§ **Problem description**: Leave out any pictures and transcribe all other data below exactly.

§ **Dataset section**:
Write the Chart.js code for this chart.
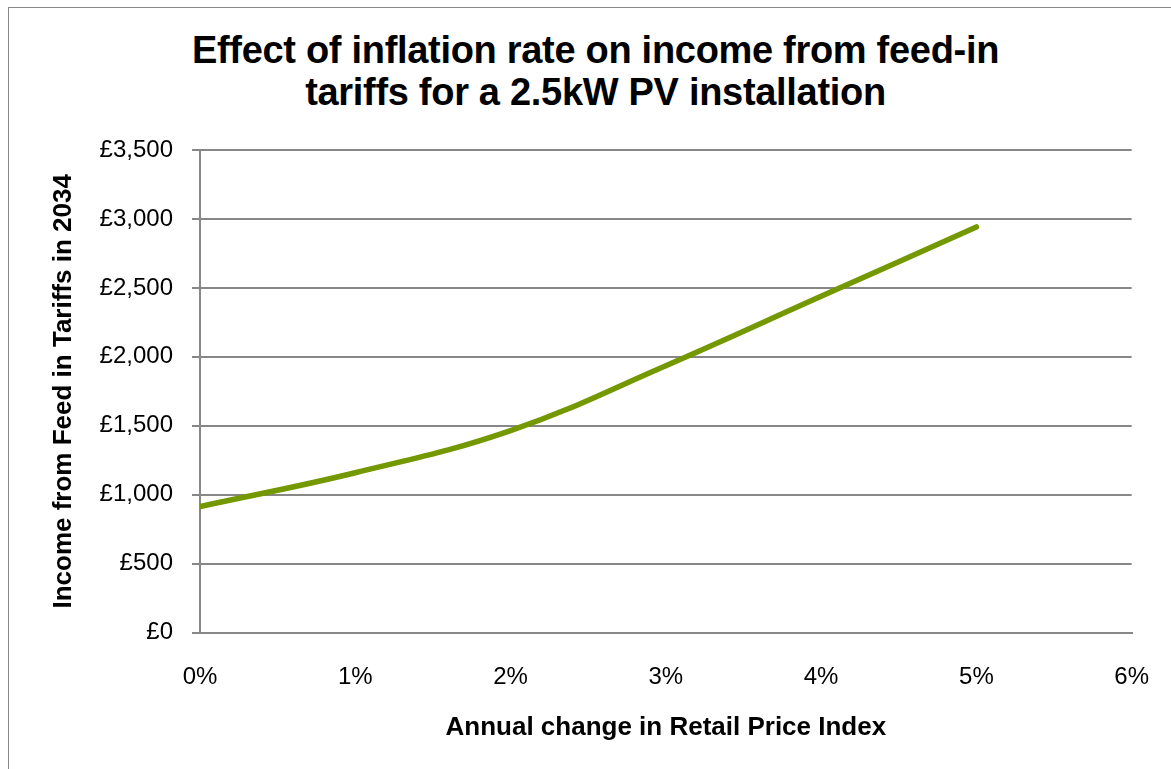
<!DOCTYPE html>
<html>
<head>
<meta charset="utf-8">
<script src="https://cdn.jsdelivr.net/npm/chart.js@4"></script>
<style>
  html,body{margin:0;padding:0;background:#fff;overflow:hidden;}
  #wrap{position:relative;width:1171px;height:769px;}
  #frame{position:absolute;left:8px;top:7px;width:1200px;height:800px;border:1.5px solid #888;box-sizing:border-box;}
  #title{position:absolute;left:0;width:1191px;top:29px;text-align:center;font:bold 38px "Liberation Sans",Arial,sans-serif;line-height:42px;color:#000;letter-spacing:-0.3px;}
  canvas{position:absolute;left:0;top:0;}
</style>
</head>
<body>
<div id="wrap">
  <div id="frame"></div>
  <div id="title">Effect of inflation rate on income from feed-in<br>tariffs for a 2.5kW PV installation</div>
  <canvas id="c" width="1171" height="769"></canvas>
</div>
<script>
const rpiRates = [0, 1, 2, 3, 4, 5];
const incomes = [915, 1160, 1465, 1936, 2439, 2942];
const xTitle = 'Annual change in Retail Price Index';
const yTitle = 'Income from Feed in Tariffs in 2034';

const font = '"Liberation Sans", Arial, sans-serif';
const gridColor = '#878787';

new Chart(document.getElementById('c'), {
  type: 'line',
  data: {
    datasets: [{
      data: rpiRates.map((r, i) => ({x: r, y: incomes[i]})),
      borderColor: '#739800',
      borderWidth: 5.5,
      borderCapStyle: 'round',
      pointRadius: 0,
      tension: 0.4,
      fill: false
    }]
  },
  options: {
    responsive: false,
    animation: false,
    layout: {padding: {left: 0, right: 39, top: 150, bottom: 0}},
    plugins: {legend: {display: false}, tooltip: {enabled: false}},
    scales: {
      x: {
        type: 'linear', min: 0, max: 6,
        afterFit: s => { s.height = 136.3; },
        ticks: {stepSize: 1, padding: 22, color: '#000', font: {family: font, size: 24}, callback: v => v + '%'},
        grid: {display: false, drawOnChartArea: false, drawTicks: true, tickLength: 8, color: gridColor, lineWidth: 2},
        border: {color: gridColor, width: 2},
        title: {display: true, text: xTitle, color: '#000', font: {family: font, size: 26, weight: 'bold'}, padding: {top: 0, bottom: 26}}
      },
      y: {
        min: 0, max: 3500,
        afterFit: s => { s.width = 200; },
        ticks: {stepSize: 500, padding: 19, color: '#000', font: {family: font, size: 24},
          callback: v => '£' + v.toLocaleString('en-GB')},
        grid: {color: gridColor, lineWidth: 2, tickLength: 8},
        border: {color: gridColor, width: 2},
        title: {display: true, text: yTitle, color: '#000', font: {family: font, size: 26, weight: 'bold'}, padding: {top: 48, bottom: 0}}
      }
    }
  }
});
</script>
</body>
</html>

§ **Exercise response**:
Write the Chart.js code for this chart.
<!DOCTYPE html>
<html>
<head>
<meta charset="utf-8">
<script src="https://cdn.jsdelivr.net/npm/chart.js@4"></script>
<style>
  html,body{margin:0;padding:0;background:#fff;overflow:hidden;}
  #wrap{position:relative;width:1171px;height:769px;}
  #frame{position:absolute;left:8px;top:7px;width:1200px;height:800px;border:1.5px solid #888;box-sizing:border-box;}
  #title{position:absolute;left:0;width:1191px;top:29px;text-align:center;font:bold 38px "Liberation Sans",Arial,sans-serif;line-height:42px;color:#000;letter-spacing:-0.3px;}
  canvas{position:absolute;left:0;top:0;}
</style>
</head>
<body>
<div id="wrap">
  <div id="frame"></div>
  <div id="title">Effect of inflation rate on income from feed-in<br>tariffs for a 2.5kW PV installation</div>
  <canvas id="c" width="1171" height="769"></canvas>
</div>
<script>
const rpiRates = [0, 1, 2, 3, 4, 5];
const incomes = [915, 1160, 1465, 1936, 2439, 2942];
const xTitle = 'Annual change in Retail Price Index';
const yTitle = 'Income from Feed in Tariffs in 2034';

const font = '"Liberation Sans", Arial, sans-serif';
const gridColor = '#878787';

new Chart(document.getElementById('c'), {
  type: 'line',
  data: {
    datasets: [{
      data: rpiRates.map((r, i) => ({x: r, y: incomes[i]})),
      borderColor: '#739800',
      borderWidth: 5.5,
      borderCapStyle: 'round',
      pointRadius: 0,
      tension: 0.4,
      fill: false
    }]
  },
  options: {
    responsive: false,
    animation: false,
    layout: {padding: {left: 0, right: 39, top: 150, bottom: 0}},
    plugins: {legend: {display: false}, tooltip: {enabled: false}},
    scales: {
      x: {
        type: 'linear', min: 0, max: 6,
        afterFit: s => { s.height = 136.3; },
        ticks: {stepSize: 1, padding: 22, color: '#000', font: {family: font, size: 24}, callback: v => v + '%'},
        grid: {display: false, drawOnChartArea: false, drawTicks: true, tickLength: 8, color: gridColor, lineWidth: 2},
        border: {color: gridColor, width: 2},
        title: {display: true, text: xTitle, color: '#000', font: {family: font, size: 26, weight: 'bold'}, padding: {top: 0, bottom: 26}}
      },
      y: {
        min: 0, max: 3500,
        afterFit: s => { s.width = 200; },
        ticks: {stepSize: 500, padding: 19, color: '#000', font: {family: font, size: 24},
          callback: v => '£' + v.toLocaleString('en-GB')},
        grid: {color: gridColor, lineWidth: 2, tickLength: 8},
        border: {color: gridColor, width: 2},
        title: {display: true, text: yTitle, color: '#000', font: {family: font, size: 26, weight: 'bold'}, padding: {top: 48, bottom: 0}}
      }
    }
  }
});
</script>
</body>
</html>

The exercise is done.